SET EXERCISE:
Repeat what the lines below say, word for word, and skip every image.

'''

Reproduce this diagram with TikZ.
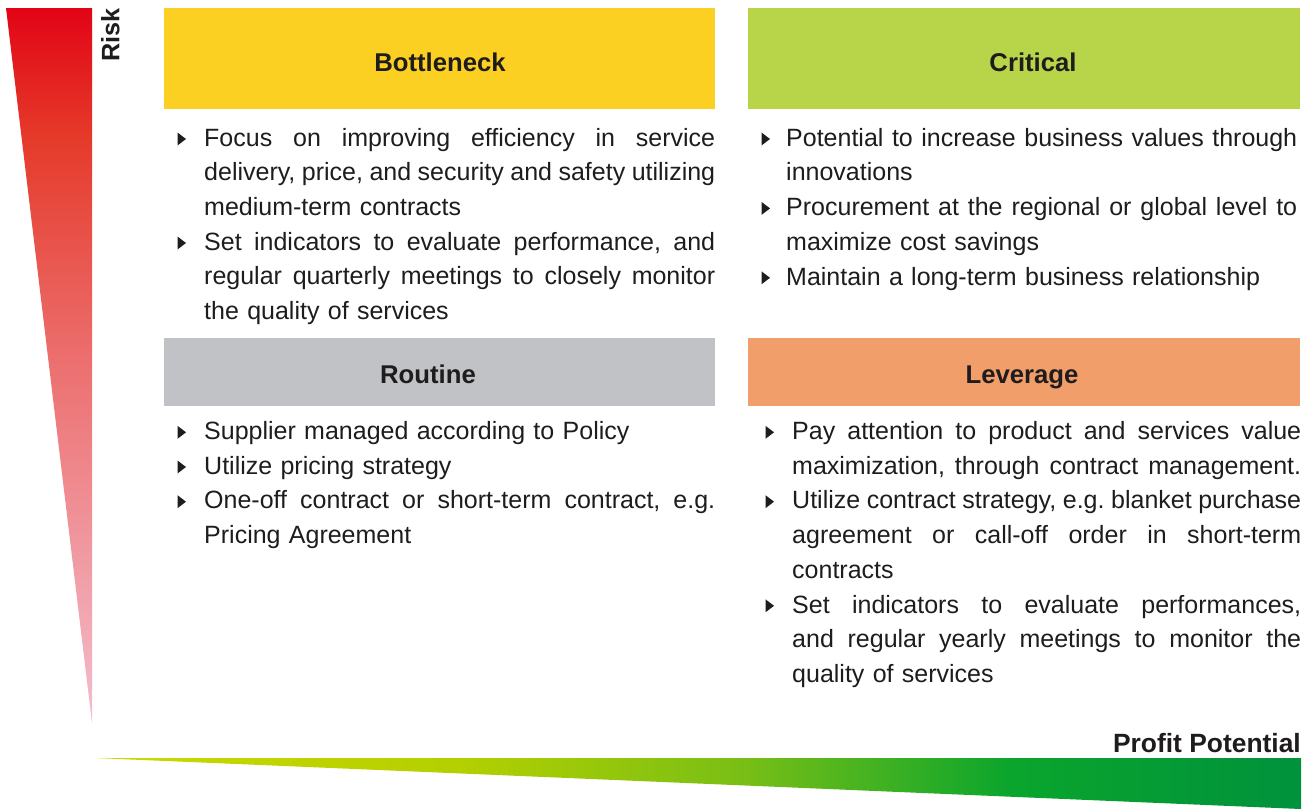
\documentclass[tikz,border=0pt]{standalone}
\usepackage{fontspec}
\setmainfont{Liberation Sans}
\frenchspacing
\definecolor{txt}{RGB}{30,28,29}
\definecolor{bottc}{RGB}{252,208,34}
\definecolor{critc}{RGB}{184,212,72}
\definecolor{routc}{RGB}{193,194,198}
\definecolor{levc}{RGB}{241,158,106}
\definecolor{rk0}{RGB}{244,190,205}
\definecolor{rk1}{RGB}{236,112,112}
\definecolor{rk2}{RGB}{229,58,42}
\definecolor{rk3}{RGB}{226,4,22}
\definecolor{pf0}{RGB}{203,216,0}
\definecolor{pf1}{RGB}{180,208,0}
\definecolor{pf2}{RGB}{120,190,22}
\definecolor{pf3}{RGB}{10,165,45}
\definecolor{pf4}{RGB}{0,146,60}
% TikZ maps the path onto the central 25bp..75bp part of a shading
\pgfdeclareverticalshading{riskshade}{100bp}{color(0bp)=(rk0); color(25bp)=(rk0); color(50bp)=(rk1); color(66bp)=(rk2); color(75bp)=(rk3); color(100bp)=(rk3)}
\pgfdeclarehorizontalshading{profitshade}{100bp}{color(0bp)=(pf0); color(25bp)=(pf0); color(40bp)=(pf1); color(52bp)=(pf2); color(63bp)=(pf3); color(75bp)=(pf4); color(100bp)=(pf4)}
\newlength{\jw}
\setlength{\jw}{511pt}
\newcommand{\jl}[1]{\leavevmode\hbox to \jw{\spaceskip=0.278em plus 1fil minus 0.12em\relax #1}}
\newcommand{\bulat}[2]{\fill[txt] (#1-0.5,#2-13.5) -- (#1+8,#2-7) -- (#1-0.5,#2-0.5) -- cycle;}
\tikzset{
  box/.style={draw=none, inner sep=0pt, anchor=north west},
  title/.style={font=\fontsize{25.7}{30}\selectfont\bfseries, text=txt, anchor=base, inner sep=0pt},
  item/.style={font=\fontsize{25}{34.7}\selectfont, text=txt, anchor=north west, inner sep=0pt, align=left},
}
\begin{document}
\begin{tikzpicture}[x=1pt,y=-1pt]
\useasboundingbox (0,0) rectangle (1313,809);
% axes
\shade[shading=riskshade] (6,8) -- (92,8) -- (92,723) -- cycle;
\shade[shading=profitshade] (95,758) -- (1301,758) -- (1301,809) -- cycle;
\node[title, font=\fontsize{25.2}{30}\selectfont\bfseries, anchor=base west, rotate=90] (risk) at (119.3,61.7) {Risk};
\node[title, font=\fontsize{26.4}{30}\selectfont\bfseries, anchor=base east] (profit) at (1301,752.7) {Profit Potential};
% boxes
\node[box, fill=bottc, minimum width=551, minimum height=101] (bbox) at (164,8) {};
\node[box, fill=critc, minimum width=552, minimum height=101] (cbox) at (748,8) {};
\node[box, fill=routc, minimum width=551, minimum height=68] (rbox) at (164,338) {};
\node[box, fill=levc, minimum width=552, minimum height=68] (lbox) at (748,338) {};
\node[title] (bt) at (440,71) {Bottleneck};
\node[title] (ct) at (1033,71) {Critical};
\node[title] (rt) at (428,383) {Routine};
\node[title] (lt) at (1022,383) {Leverage};
% Bottleneck items
\bulat{178}{146}
\node[item, text width=511] (b1) at (204,146-24.29) {\leavevmode\strut\jl{Focus on improving efficiency in service}\\\jl{delivery, price, and security and safety utilizing}\\medium-term contracts};
\bulat{178}{250}
\node[item, text width=511] (b2) at (204,250-24.29) {\leavevmode\strut\jl{Set indicators to evaluate performance, and}\\\jl{regular quarterly meetings to closely monitor}\\the quality of services};
% Critical items
\bulat{762}{146}
\node[item, text width=511] (c1) at (786,146-24.29) {\leavevmode\strut\jl{Potential to increase business values through}\\innovations};
\bulat{762}{215.4}
\node[item, text width=511] (c2) at (786,215.4-24.29) {\leavevmode\strut\jl{Procurement at the regional or global level to}\\maximize cost savings};
\bulat{762}{284.8}
\node[item, text width=511] (c3) at (786,284.8-24.29) {\leavevmode\strut Maintain a long-term business relationship};
% Routine items
\bulat{178}{439.3}
\node[item, text width=511] (r1) at (204,439.3-24.29) {\leavevmode\strut Supplier managed according to Policy};
\bulat{178}{474}
\node[item, text width=511] (r2) at (204,474-24.29) {\leavevmode\strut Utilize pricing strategy};
\bulat{178}{508.7}
\node[item, text width=511] (r3) at (204,508.7-24.29) {\leavevmode\strut\jl{One-off contract or short-term contract, e.g.}\\Pricing Agreement};
% Leverage items
\setlength{\jw}{509pt}
\bulat{766}{439.3}
\node[item, text width=509] (l1) at (792,439.3-24.29) {\leavevmode\strut\jl{Pay attention to product and services value}\\\jl{maximization, through contract management.}};
\bulat{766}{508.7}
\node[item, text width=509] (l2) at (792,508.7-24.29) {\leavevmode\strut\jl{Utilize contract strategy, e.g. blanket purchase}\\\jl{agreement or call-off order in short-term}\\contracts};
\bulat{766}{612.8}
\node[item, text width=509] (l3) at (792,612.8-24.29) {\leavevmode\strut\jl{Set indicators to evaluate performances,}\\\jl{and regular yearly meetings to monitor the}\\quality of services};
\end{tikzpicture}
\end{document}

'''

WORKED SOLUTION:
Reproduce this diagram with TikZ.
\documentclass[tikz,border=0pt]{standalone}
\usepackage{fontspec}
\setmainfont{Liberation Sans}
\frenchspacing
\definecolor{txt}{RGB}{30,28,29}
\definecolor{bottc}{RGB}{252,208,34}
\definecolor{critc}{RGB}{184,212,72}
\definecolor{routc}{RGB}{193,194,198}
\definecolor{levc}{RGB}{241,158,106}
\definecolor{rk0}{RGB}{244,190,205}
\definecolor{rk1}{RGB}{236,112,112}
\definecolor{rk2}{RGB}{229,58,42}
\definecolor{rk3}{RGB}{226,4,22}
\definecolor{pf0}{RGB}{203,216,0}
\definecolor{pf1}{RGB}{180,208,0}
\definecolor{pf2}{RGB}{120,190,22}
\definecolor{pf3}{RGB}{10,165,45}
\definecolor{pf4}{RGB}{0,146,60}
% TikZ maps the path onto the central 25bp..75bp part of a shading
\pgfdeclareverticalshading{riskshade}{100bp}{color(0bp)=(rk0); color(25bp)=(rk0); color(50bp)=(rk1); color(66bp)=(rk2); color(75bp)=(rk3); color(100bp)=(rk3)}
\pgfdeclarehorizontalshading{profitshade}{100bp}{color(0bp)=(pf0); color(25bp)=(pf0); color(40bp)=(pf1); color(52bp)=(pf2); color(63bp)=(pf3); color(75bp)=(pf4); color(100bp)=(pf4)}
\newlength{\jw}
\setlength{\jw}{511pt}
\newcommand{\jl}[1]{\leavevmode\hbox to \jw{\spaceskip=0.278em plus 1fil minus 0.12em\relax #1}}
\newcommand{\bulat}[2]{\fill[txt] (#1-0.5,#2-13.5) -- (#1+8,#2-7) -- (#1-0.5,#2-0.5) -- cycle;}
\tikzset{
  box/.style={draw=none, inner sep=0pt, anchor=north west},
  title/.style={font=\fontsize{25.7}{30}\selectfont\bfseries, text=txt, anchor=base, inner sep=0pt},
  item/.style={font=\fontsize{25}{34.7}\selectfont, text=txt, anchor=north west, inner sep=0pt, align=left},
}
\begin{document}
\begin{tikzpicture}[x=1pt,y=-1pt]
\useasboundingbox (0,0) rectangle (1313,809);
% axes
\shade[shading=riskshade] (6,8) -- (92,8) -- (92,723) -- cycle;
\shade[shading=profitshade] (95,758) -- (1301,758) -- (1301,809) -- cycle;
\node[title, font=\fontsize{25.2}{30}\selectfont\bfseries, anchor=base west, rotate=90] (risk) at (119.3,61.7) {Risk};
\node[title, font=\fontsize{26.4}{30}\selectfont\bfseries, anchor=base east] (profit) at (1301,752.7) {Profit Potential};
% boxes
\node[box, fill=bottc, minimum width=551, minimum height=101] (bbox) at (164,8) {};
\node[box, fill=critc, minimum width=552, minimum height=101] (cbox) at (748,8) {};
\node[box, fill=routc, minimum width=551, minimum height=68] (rbox) at (164,338) {};
\node[box, fill=levc, minimum width=552, minimum height=68] (lbox) at (748,338) {};
\node[title] (bt) at (440,71) {Bottleneck};
\node[title] (ct) at (1033,71) {Critical};
\node[title] (rt) at (428,383) {Routine};
\node[title] (lt) at (1022,383) {Leverage};
% Bottleneck items
\bulat{178}{146}
\node[item, text width=511] (b1) at (204,146-24.29) {\leavevmode\strut\jl{Focus on improving efficiency in service}\\\jl{delivery, price, and security and safety utilizing}\\medium-term contracts};
\bulat{178}{250}
\node[item, text width=511] (b2) at (204,250-24.29) {\leavevmode\strut\jl{Set indicators to evaluate performance, and}\\\jl{regular quarterly meetings to closely monitor}\\the quality of services};
% Critical items
\bulat{762}{146}
\node[item, text width=511] (c1) at (786,146-24.29) {\leavevmode\strut\jl{Potential to increase business values through}\\innovations};
\bulat{762}{215.4}
\node[item, text width=511] (c2) at (786,215.4-24.29) {\leavevmode\strut\jl{Procurement at the regional or global level to}\\maximize cost savings};
\bulat{762}{284.8}
\node[item, text width=511] (c3) at (786,284.8-24.29) {\leavevmode\strut Maintain a long-term business relationship};
% Routine items
\bulat{178}{439.3}
\node[item, text width=511] (r1) at (204,439.3-24.29) {\leavevmode\strut Supplier managed according to Policy};
\bulat{178}{474}
\node[item, text width=511] (r2) at (204,474-24.29) {\leavevmode\strut Utilize pricing strategy};
\bulat{178}{508.7}
\node[item, text width=511] (r3) at (204,508.7-24.29) {\leavevmode\strut\jl{One-off contract or short-term contract, e.g.}\\Pricing Agreement};
% Leverage items
\setlength{\jw}{509pt}
\bulat{766}{439.3}
\node[item, text width=509] (l1) at (792,439.3-24.29) {\leavevmode\strut\jl{Pay attention to product and services value}\\\jl{maximization, through contract management.}};
\bulat{766}{508.7}
\node[item, text width=509] (l2) at (792,508.7-24.29) {\leavevmode\strut\jl{Utilize contract strategy, e.g. blanket purchase}\\\jl{agreement or call-off order in short-term}\\contracts};
\bulat{766}{612.8}
\node[item, text width=509] (l3) at (792,612.8-24.29) {\leavevmode\strut\jl{Set indicators to evaluate performances,}\\\jl{and regular yearly meetings to monitor the}\\quality of services};
\end{tikzpicture}
\end{document}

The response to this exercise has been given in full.